§ **GIVEN DATA**:
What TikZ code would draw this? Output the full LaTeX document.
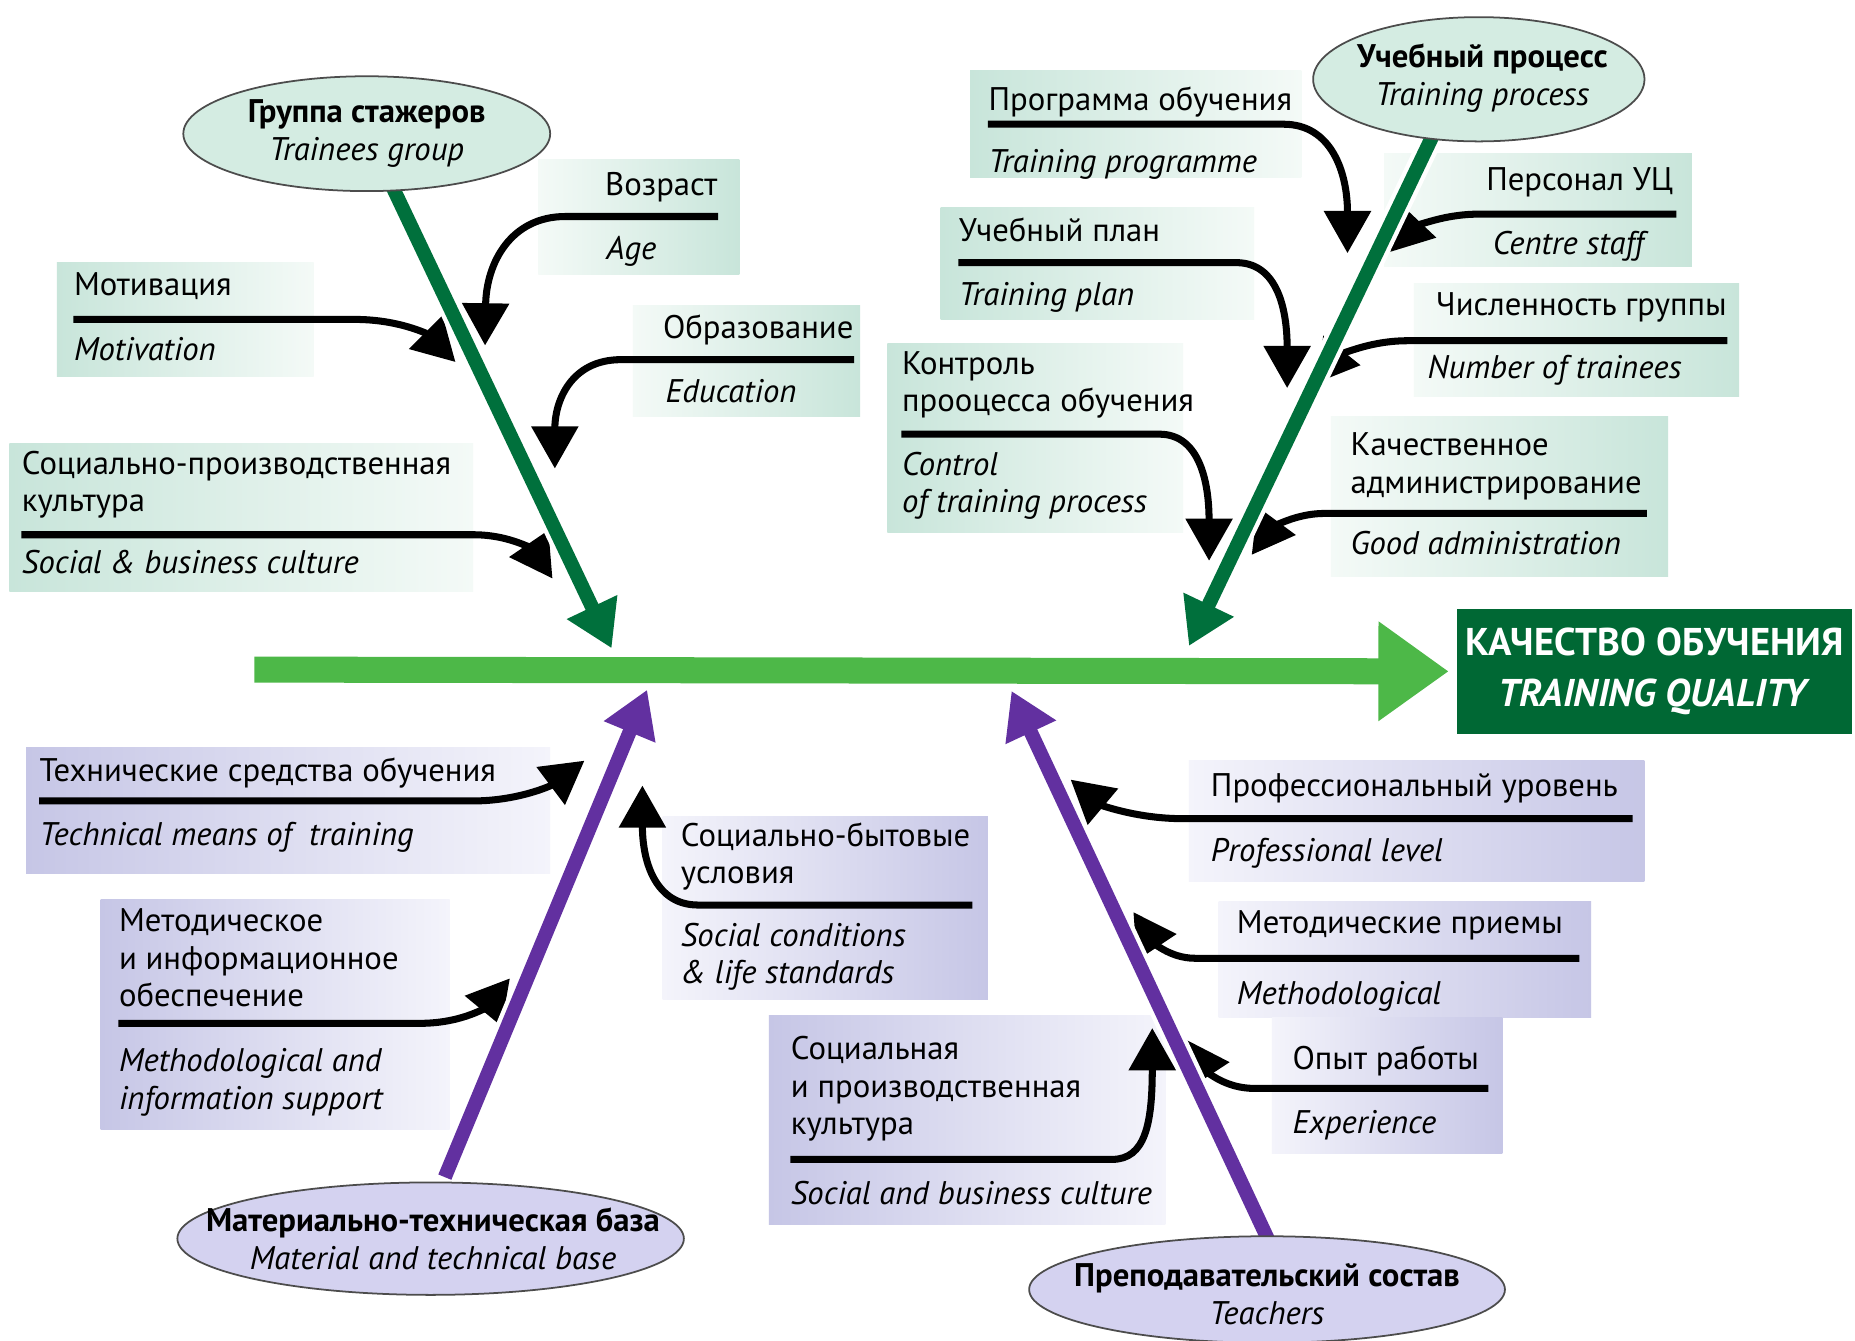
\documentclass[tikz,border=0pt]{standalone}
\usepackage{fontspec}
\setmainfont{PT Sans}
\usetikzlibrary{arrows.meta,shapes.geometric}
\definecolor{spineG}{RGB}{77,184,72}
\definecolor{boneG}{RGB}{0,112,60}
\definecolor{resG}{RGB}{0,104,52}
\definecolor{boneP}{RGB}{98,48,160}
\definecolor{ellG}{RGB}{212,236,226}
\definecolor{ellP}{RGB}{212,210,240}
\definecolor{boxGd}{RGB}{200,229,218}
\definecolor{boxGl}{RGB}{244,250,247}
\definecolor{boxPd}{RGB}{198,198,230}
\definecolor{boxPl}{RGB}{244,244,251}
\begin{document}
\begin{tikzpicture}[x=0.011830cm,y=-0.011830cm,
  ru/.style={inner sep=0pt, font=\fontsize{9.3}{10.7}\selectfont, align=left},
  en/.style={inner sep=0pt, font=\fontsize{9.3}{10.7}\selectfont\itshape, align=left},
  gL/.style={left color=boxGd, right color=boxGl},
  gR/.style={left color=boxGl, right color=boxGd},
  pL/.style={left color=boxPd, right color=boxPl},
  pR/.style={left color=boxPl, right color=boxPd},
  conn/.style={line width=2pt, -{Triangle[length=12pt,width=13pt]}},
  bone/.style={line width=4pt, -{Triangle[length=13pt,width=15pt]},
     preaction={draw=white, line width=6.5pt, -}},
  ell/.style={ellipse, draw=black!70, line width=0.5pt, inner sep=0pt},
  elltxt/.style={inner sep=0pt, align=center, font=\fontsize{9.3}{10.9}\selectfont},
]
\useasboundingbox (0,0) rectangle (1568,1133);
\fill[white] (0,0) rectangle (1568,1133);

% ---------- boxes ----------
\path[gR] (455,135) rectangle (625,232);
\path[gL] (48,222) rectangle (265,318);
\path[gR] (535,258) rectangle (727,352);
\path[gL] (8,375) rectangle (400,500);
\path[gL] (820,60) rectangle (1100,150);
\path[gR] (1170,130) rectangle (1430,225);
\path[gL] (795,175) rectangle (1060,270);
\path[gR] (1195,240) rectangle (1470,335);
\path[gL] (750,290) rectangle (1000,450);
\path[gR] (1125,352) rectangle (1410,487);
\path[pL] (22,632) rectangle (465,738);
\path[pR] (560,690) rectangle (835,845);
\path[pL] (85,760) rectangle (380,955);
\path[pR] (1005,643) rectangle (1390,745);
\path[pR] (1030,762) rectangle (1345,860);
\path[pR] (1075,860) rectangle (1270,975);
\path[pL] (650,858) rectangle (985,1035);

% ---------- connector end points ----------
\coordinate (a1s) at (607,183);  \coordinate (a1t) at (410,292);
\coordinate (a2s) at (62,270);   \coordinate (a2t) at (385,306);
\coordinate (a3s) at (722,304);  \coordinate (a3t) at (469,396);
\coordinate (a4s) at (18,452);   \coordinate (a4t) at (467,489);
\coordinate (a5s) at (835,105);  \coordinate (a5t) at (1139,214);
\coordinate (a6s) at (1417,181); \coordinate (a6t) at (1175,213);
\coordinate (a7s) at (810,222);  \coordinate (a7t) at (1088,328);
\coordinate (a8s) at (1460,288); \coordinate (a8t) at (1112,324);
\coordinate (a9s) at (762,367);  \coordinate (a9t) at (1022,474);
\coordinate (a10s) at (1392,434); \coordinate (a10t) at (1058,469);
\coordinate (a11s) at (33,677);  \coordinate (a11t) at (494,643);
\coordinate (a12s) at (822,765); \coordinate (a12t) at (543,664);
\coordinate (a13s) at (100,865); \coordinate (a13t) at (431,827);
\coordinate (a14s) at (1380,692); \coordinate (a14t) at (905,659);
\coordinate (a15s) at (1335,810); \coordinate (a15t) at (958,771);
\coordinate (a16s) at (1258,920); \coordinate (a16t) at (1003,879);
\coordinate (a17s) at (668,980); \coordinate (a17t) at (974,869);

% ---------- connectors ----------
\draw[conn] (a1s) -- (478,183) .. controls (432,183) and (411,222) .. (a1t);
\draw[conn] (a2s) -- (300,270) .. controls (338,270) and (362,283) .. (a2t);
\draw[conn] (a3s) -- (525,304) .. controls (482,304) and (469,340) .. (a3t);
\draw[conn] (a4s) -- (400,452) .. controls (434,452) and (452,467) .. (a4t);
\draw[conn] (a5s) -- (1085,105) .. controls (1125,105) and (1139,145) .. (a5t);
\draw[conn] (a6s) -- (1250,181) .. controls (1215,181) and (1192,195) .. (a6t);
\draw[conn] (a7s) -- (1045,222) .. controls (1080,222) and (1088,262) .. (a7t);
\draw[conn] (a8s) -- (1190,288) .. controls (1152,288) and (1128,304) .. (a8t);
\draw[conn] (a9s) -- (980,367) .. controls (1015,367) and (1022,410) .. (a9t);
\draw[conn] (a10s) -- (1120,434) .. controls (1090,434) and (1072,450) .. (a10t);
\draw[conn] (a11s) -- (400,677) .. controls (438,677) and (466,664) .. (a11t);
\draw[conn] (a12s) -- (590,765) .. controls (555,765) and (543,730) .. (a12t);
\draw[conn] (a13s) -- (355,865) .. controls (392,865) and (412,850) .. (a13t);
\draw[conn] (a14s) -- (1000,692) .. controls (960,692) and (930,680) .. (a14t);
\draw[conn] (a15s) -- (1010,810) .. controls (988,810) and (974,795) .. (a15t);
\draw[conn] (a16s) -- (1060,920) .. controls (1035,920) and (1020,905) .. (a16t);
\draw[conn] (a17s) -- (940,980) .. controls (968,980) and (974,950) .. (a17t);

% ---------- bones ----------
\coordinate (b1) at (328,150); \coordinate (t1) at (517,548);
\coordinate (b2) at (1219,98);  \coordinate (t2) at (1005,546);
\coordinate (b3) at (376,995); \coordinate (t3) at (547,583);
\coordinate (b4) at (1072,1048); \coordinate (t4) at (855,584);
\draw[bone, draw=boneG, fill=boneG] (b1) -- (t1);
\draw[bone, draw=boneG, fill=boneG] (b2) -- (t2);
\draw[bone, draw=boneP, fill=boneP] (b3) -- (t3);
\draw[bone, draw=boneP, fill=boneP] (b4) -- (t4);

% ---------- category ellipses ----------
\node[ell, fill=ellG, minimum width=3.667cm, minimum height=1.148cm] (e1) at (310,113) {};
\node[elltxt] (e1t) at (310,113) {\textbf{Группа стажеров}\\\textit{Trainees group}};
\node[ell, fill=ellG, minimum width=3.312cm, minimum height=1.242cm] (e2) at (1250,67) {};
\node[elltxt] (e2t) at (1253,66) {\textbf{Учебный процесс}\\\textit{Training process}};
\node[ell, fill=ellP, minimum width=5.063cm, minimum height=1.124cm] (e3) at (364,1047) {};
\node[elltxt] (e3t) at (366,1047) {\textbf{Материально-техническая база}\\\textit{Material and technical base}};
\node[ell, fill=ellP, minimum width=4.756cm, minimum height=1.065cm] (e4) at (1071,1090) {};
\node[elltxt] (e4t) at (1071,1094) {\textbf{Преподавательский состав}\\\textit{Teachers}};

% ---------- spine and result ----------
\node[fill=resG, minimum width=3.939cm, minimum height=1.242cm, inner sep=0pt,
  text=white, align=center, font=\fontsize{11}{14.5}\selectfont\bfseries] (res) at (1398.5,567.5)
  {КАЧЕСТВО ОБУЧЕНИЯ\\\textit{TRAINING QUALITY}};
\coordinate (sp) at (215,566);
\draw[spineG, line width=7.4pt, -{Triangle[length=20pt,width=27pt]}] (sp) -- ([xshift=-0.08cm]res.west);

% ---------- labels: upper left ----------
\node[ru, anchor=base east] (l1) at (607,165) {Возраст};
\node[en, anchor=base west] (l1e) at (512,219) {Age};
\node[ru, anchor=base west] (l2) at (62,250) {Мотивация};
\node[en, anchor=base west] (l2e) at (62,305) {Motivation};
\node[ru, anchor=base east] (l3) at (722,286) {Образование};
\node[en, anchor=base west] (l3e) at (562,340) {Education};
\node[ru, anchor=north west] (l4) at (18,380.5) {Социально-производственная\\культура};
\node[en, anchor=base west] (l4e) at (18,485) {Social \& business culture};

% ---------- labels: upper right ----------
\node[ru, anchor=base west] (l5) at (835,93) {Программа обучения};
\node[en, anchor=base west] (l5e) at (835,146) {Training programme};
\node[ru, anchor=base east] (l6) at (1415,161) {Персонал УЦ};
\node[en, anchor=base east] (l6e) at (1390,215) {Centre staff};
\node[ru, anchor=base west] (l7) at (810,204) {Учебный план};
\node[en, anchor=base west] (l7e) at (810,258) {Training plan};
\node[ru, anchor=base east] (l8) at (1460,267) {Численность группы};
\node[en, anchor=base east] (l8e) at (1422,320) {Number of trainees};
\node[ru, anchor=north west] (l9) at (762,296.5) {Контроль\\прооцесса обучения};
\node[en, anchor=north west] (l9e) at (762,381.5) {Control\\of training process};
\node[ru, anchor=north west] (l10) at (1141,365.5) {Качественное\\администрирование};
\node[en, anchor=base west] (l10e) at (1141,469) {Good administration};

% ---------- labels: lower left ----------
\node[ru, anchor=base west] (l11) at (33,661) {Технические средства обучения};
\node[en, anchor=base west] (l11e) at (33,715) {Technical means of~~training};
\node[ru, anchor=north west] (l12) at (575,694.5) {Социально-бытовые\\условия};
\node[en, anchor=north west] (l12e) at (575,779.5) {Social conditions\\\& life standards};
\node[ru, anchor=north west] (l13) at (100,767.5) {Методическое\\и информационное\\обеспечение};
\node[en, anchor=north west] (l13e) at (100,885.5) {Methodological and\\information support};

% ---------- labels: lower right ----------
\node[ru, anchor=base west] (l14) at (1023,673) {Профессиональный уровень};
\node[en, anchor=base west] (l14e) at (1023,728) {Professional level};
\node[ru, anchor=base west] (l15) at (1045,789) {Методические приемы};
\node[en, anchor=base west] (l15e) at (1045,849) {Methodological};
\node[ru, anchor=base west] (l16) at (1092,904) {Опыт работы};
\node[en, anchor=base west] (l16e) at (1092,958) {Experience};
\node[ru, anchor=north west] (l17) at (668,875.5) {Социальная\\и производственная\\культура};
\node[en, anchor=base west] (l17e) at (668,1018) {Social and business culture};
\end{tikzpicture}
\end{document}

==

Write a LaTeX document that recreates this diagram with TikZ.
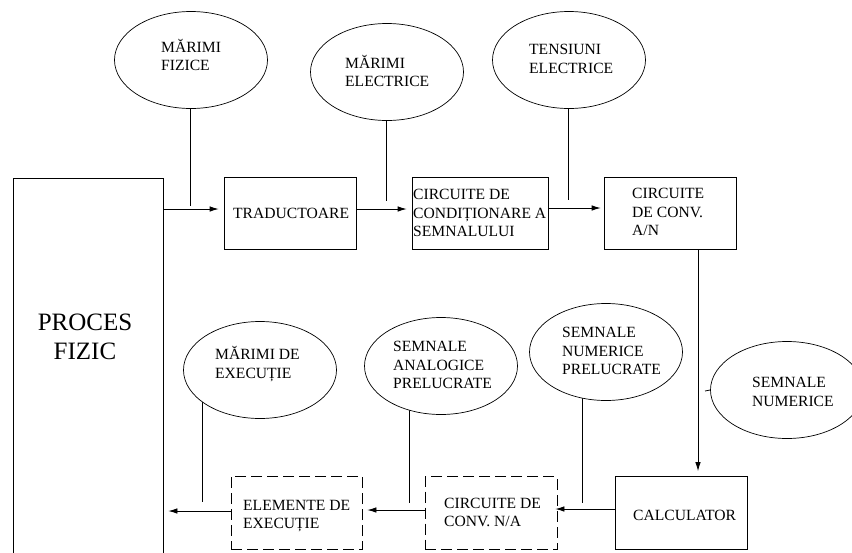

§ **TASK TO CARRY OUT**: Extract each line from the entries above that contains the string "LaTeX".

§ **TASK RESULT**:
What TikZ code would draw this? Output the full LaTeX document.
Write a LaTeX document that recreates this diagram with TikZ.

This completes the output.